Jason van Zyl focuses on improving the Software Development Infrastructure associated with medium to large scale projects, which has led to the founding of the Apache Maven project. He continues to work directly on Maven and serves as the Chair of the Apache Maven Project Management Committee.
Brett Porter has been involved in the Apache Maven project since early 2003, discovering Maven while searching for a simpler way to define a common build process across projects. Immediately hooked, Brett became increasingly involved in the project’s development, joining the Maven Project Management Committee (PMC) and directing traffic for both the 1.0 and 2.0 major releases. Additionally, Brett has become involved in a variety of other open source projects, and is a Member of the Apache Software Foundation. Brett is a co-founder and the Vice President of Engineering at G2iX, where he hopes to be able to make the lives of other developers easier. He is grateful to work and live in the suburbs of Sydney, Australia.
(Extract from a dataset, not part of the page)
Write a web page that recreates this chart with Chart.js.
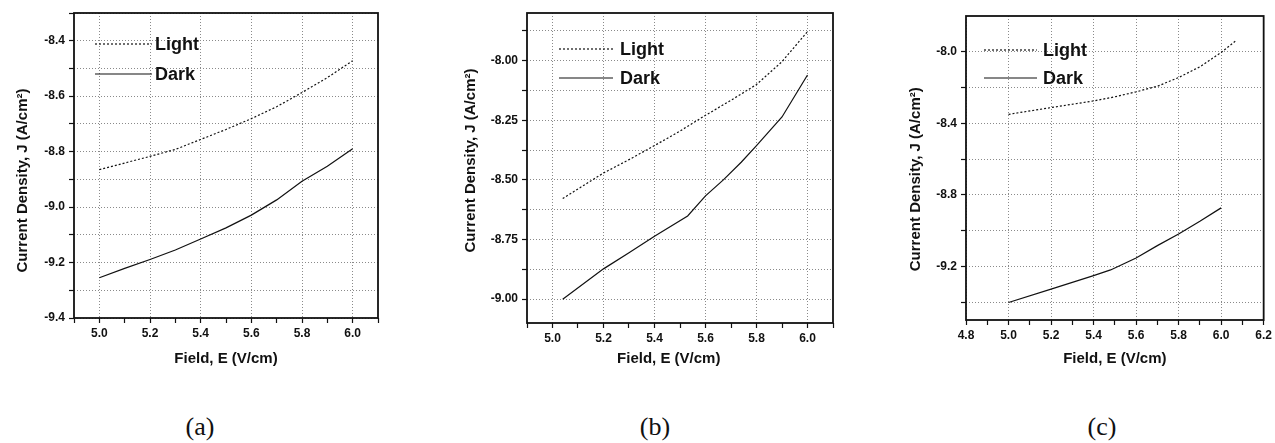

John Casey became involved in the Maven community in early 2002, when he began looking for something to make his job as Ant “buildmeister” simpler. He was invited to become a Maven committer in 2004, and in 2005, John was elected to the Maven Project Management Committee (PMC). Since 2004, his focus in the Maven project has been the development of Maven 2. Build management and open source involvement have been common threads throughout his professional career, and today a large part of John’s job focus is to continue the advancement of Maven as a premier software development tool. John lives in Gainesville, Florida with his wife, Emily. When he’s not working on Maven, John enjoys amateur astrophotography, roasting coffee, and working on his house.
Carlos Sanchez received his Computer Engineering degree in the University of Coruña, Spain, and started early in the open source technology world. He created his own company, CSSC, specializing in open source consulting, supporting both European and American companies to deliver pragmatic solutions for a variety of business problems in areas like e-commerce, financial, telecommunications and, of course, software development. He enjoys cycling and raced competitively when he was younger.